Convolutional dictionary learning (CDL), the problem of estimating shift-invariant templates from data, is typically conducted in the absence of a prior/structure on the templates. In data-scarce or low signal-to-noise ratio (SNR) regimes, which have received little attention from the community, learned templates overfit the data and lack smoothness, which can affect the predictive performance of downstream tasks. To address this limitation, we propose GPCDL, a convolutional dictionary learning framework that enforces priors on templates using Gaussian Processes (GPs). With the focus on smoothness, we show theoretically that imposing a GP prior is equivalent to Wiener filtering the learned templates, thereby suppressing high-frequency components and promoting smoothness.
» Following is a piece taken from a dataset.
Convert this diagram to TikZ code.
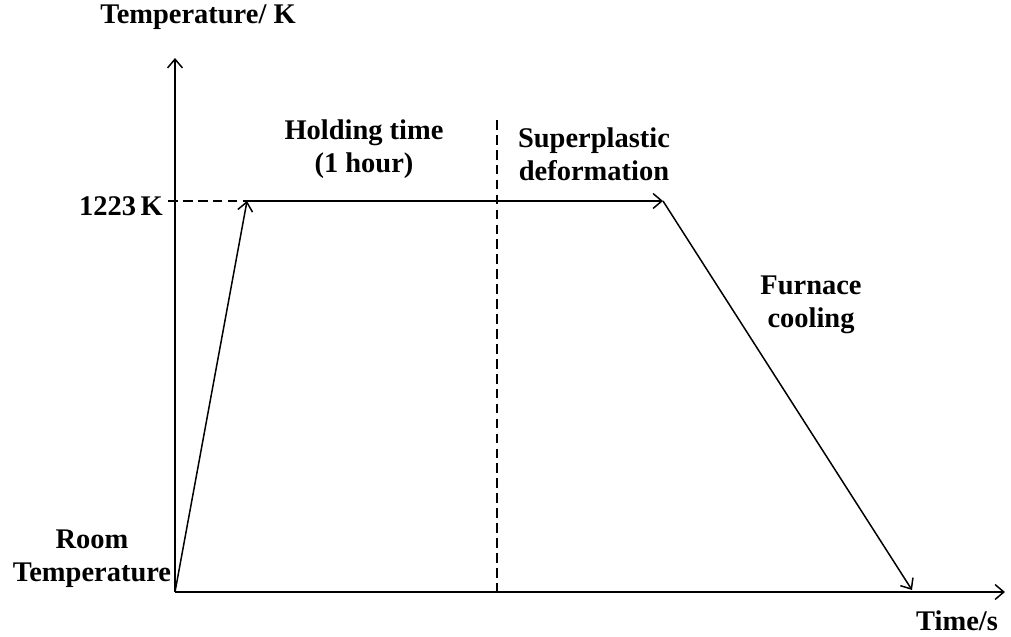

We show that the algorithm is a simple extension of the classical iteratively reweighted least squares, which allows the flexibility to experiment with different smoothness assumptions. Through simulation, we show that GPCDL learns smooth dictionaries with better accuracy than the unregularized alternative across a range of SNRs. Through an application to neural spiking data from rats, we show that learning templates by GPCDL results in a more accurate and visually-interpretable smooth dictionary, leading to superior predictive performance compared to non-regularized CDL, as well as parametric alternatives.